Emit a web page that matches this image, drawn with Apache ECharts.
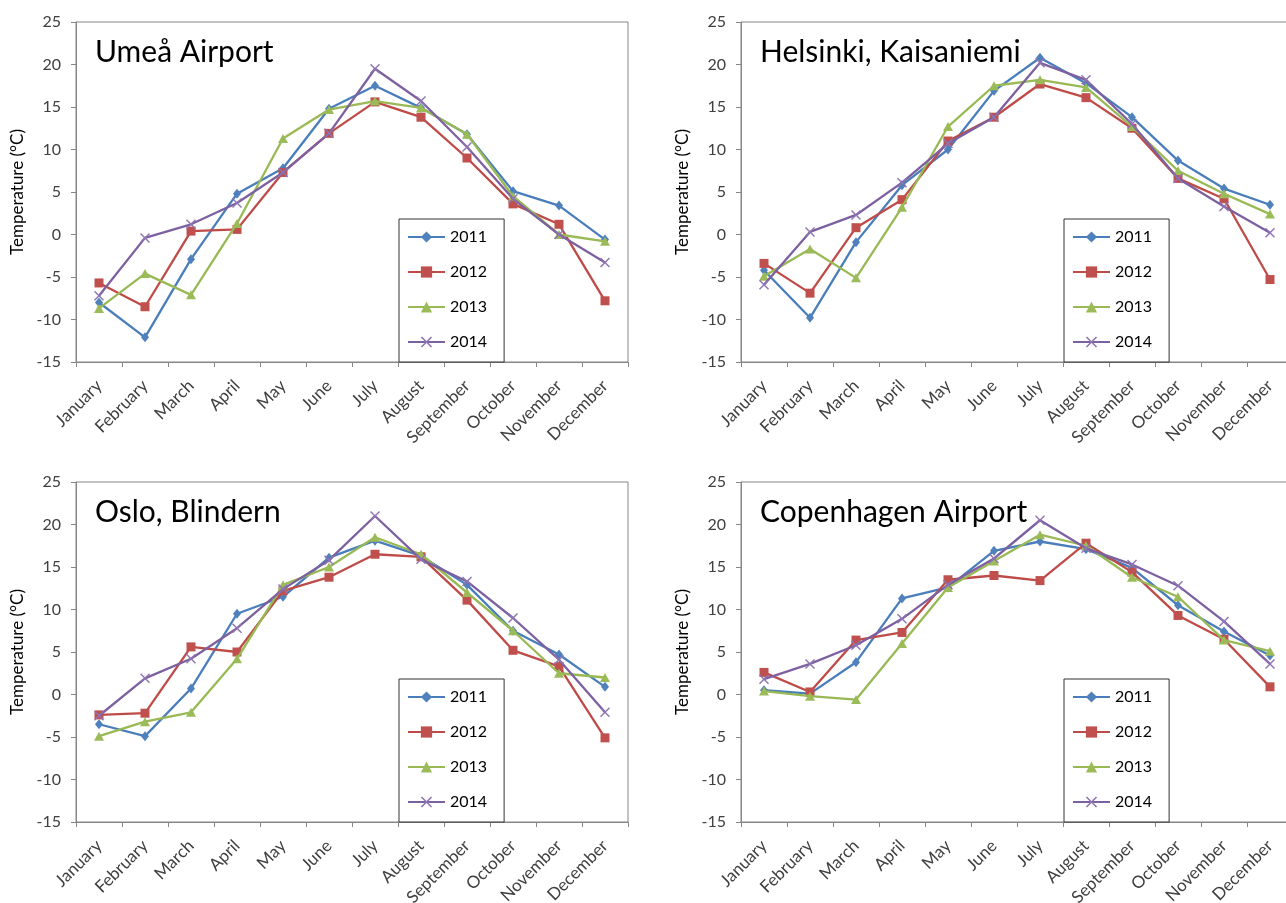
<!DOCTYPE html>
<html>
<head>
<meta charset="utf-8">
<script src="https://cdn.jsdelivr.net/npm/echarts@6/dist/echarts.min.js"></script>
<style>
html,body{margin:0;padding:0;background:#fff;}
#c{width:1286px;height:903px;}
</style>
</head>
<body>
<div id="c"></div>
<script>
const months = ['January','February','March','April','May','June','July','August','September','October','November','December'];
const years = ['2011','2012','2013','2014'];
const stations = ['Umeå Airport','Helsinki, Kaisaniemi','Oslo, Blindern','Copenhagen Airport'];
const yTicks = [-15,-10,-5,0,5,10,15,20,25];

const umea2011 = [-8.0,-12.1,-2.9,4.8,7.8,14.8,17.5,14.9,11.8,5.1,3.4,-0.6];
const umea2012 = [-5.7,-8.5,0.4,0.6,7.3,11.9,15.6,13.8,9.0,3.6,1.2,-7.8];
const umea2013 = [-8.7,-4.6,-7.1,1.3,11.3,14.7,15.7,14.9,11.8,4.5,0.0,-0.8];
const umea2014 = [-7.2,-0.4,1.2,3.7,7.3,11.9,19.5,15.7,10.3,4.2,0.0,-3.3];

const helsinki2011 = [-4.2,-9.8,-0.9,5.8,10.0,16.9,20.8,17.8,13.8,8.7,5.4,3.5];
const helsinki2012 = [-3.4,-6.9,0.8,4.1,11.0,13.8,17.7,16.1,12.5,6.6,4.2,-5.3];
const helsinki2013 = [-4.9,-1.7,-5.1,3.2,12.7,17.5,18.2,17.3,12.7,7.5,4.8,2.4];
const helsinki2014 = [-5.9,0.3,2.3,6.1,10.7,13.8,20.2,18.2,13.0,6.6,3.3,0.2];

const oslo2011 = [-3.5,-4.9,0.7,9.5,11.5,16.1,18.1,16.3,12.9,7.5,4.7,0.9];
const oslo2012 = [-2.4,-2.2,5.6,5.0,12.2,13.8,16.5,16.2,11.1,5.2,3.3,-5.1];
const oslo2013 = [-4.9,-3.2,-2.1,4.2,12.9,15.0,18.5,16.5,12.0,7.5,2.5,2.0];
const oslo2014 = [-2.5,1.9,4.2,7.8,12.4,15.8,21.0,15.9,13.3,9.0,4.1,-2.1];

const cph2011 = [0.5,0.1,3.8,11.3,12.6,16.9,18.0,17.1,14.9,10.5,7.4,4.6];
const cph2012 = [2.6,0.3,6.4,7.3,13.5,14.0,13.4,17.8,14.4,9.3,6.5,0.9];
const cph2013 = [0.4,-0.2,-0.6,6.0,12.6,15.7,18.8,17.5,13.8,11.5,6.4,5.1];
const cph2014 = [1.8,3.6,5.8,8.9,12.9,16.0,20.5,17.2,15.3,12.8,8.6,3.6];

const stationData = [
  [umea2011, umea2012, umea2013, umea2014],
  [helsinki2011, helsinki2012, helsinki2013, helsinki2014],
  [oslo2011, oslo2012, oslo2013, oslo2014],
  [cph2011, cph2012, cph2013, cph2014]
];

const FONT = 'Lato, "Open Sans", sans-serif';
const lineColors = ['#4A7EBB','#BE4B48','#98B954','#7D60A0'];
const markColors = ['#4F81BD','#C0504D','#9BBB59','#8E74B2'];
const xSym = 'path://M0,1 L1,0 L5,4 L9,0 L10,1 L6,5 L10,9 L9,10 L5,6 L1,10 L0,9 L4,5 Z';
const symbols = ['diamond','rect','triangle',xSym];
const symSizes = [[8,10],9,[10,9],10];

const panels = [
  {left:76, top:22},
  {left:741, top:22},
  {left:76, top:482},
  {left:741, top:482}
];
const W = 552, H = 340;

const grids = [], xAxes = [], yAxes = [], titles = [], legends = [], series = [];
panels.forEach((p, i) => {
  grids.push({left:p.left, top:p.top, width:W, height:H, show:true, borderColor:'#868686', borderWidth:1,
    backgroundColor:'transparent', containLabel:false, outerBoundsMode:'none'});
  xAxes.push({
    type:'category', gridIndex:i, data:months, boundaryGap:true,
    axisLine:{onZero:false, lineStyle:{color:'#868686', width:1}},
    axisTick:{show:true, alignWithLabel:false, length:5, lineStyle:{color:'#868686'}},
    axisLabel:{interval:0, rotate:45, fontSize:17, color:'#404040', fontFamily:FONT, margin:21},
    splitLine:{show:false}
  });
  yAxes.push({
    type:'value', gridIndex:i, min:yTicks[0], max:yTicks[yTicks.length-1], interval:5,
    name:'Temperature (°C)', nameLocation:'middle', nameGap:50, nameRotate:90,
    nameTextStyle:{fontSize:17, color:'#000', fontFamily:FONT},
    axisLine:{show:true, lineStyle:{color:'#868686', width:1}},
    axisTick:{show:true, length:5, lineStyle:{color:'#868686'}},
    axisLabel:{fontSize:16, color:'#404040', fontFamily:FONT, margin:15},
    splitLine:{show:false}
  });
  titles.push({
    text:stations[i], left:p.left+19, top:p.top+15, padding:0,
    textStyle:{fontSize:30, fontWeight:'normal', color:'#000', fontFamily:FONT}
  });
  legends.push({
    data:years, orient:'vertical', left:p.left+323, top:p.top+197,
    padding:[10,17,12,8], itemGap:19, itemWidth:37, itemHeight:14,
    borderColor:'#333', borderWidth:1, backgroundColor:'#fff',
    textStyle:{fontSize:16, color:'#000', fontFamily:FONT},
    selectedMode:false
  });
  stationData[i].forEach((vals, k) => {
    series.push({
      name:years[k], type:'line', xAxisIndex:i, yAxisIndex:i, data:vals,
      symbol:symbols[k], symbolSize:symSizes[k], showAllSymbol:true,
      lineStyle:{color:lineColors[k], width:2.3},
      itemStyle:{color:markColors[k], borderWidth:0},
      emphasis:{disabled:true}, animation:false, z:2+k
    });
  });
});

const chart = echarts.init(document.getElementById('c'), null, {renderer:'canvas'});
chart.setOption({
  backgroundColor:'#fff', animation:false,
  title:titles, grid:grids, xAxis:xAxes, yAxis:yAxes, legend:legends, series:series,
  textStyle:{fontFamily:FONT}
});
</script>
</body>
</html>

□ □ □

• _Short exercise_
Starting with the first line of the data above and ending with the line containing "const yTicks = [-15,-10,-5,0,5,10,15,20,25];", please restate every line exactly, leaving images out.

• _Task answer_
Emit a web page that matches this image, drawn with Apache ECharts.
<!DOCTYPE html>
<html>
<head>
<meta charset="utf-8">
<script src="https://cdn.jsdelivr.net/npm/echarts@6/dist/echarts.min.js"></script>
<style>
html,body{margin:0;padding:0;background:#fff;}
#c{width:1286px;height:903px;}
</style>
</head>
<body>
<div id="c"></div>
<script>
const months = ['January','February','March','April','May','June','July','August','September','October','November','December'];
const years = ['2011','2012','2013','2014'];
const stations = ['Umeå Airport','Helsinki, Kaisaniemi','Oslo, Blindern','Copenhagen Airport'];
const yTicks = [-15,-10,-5,0,5,10,15,20,25];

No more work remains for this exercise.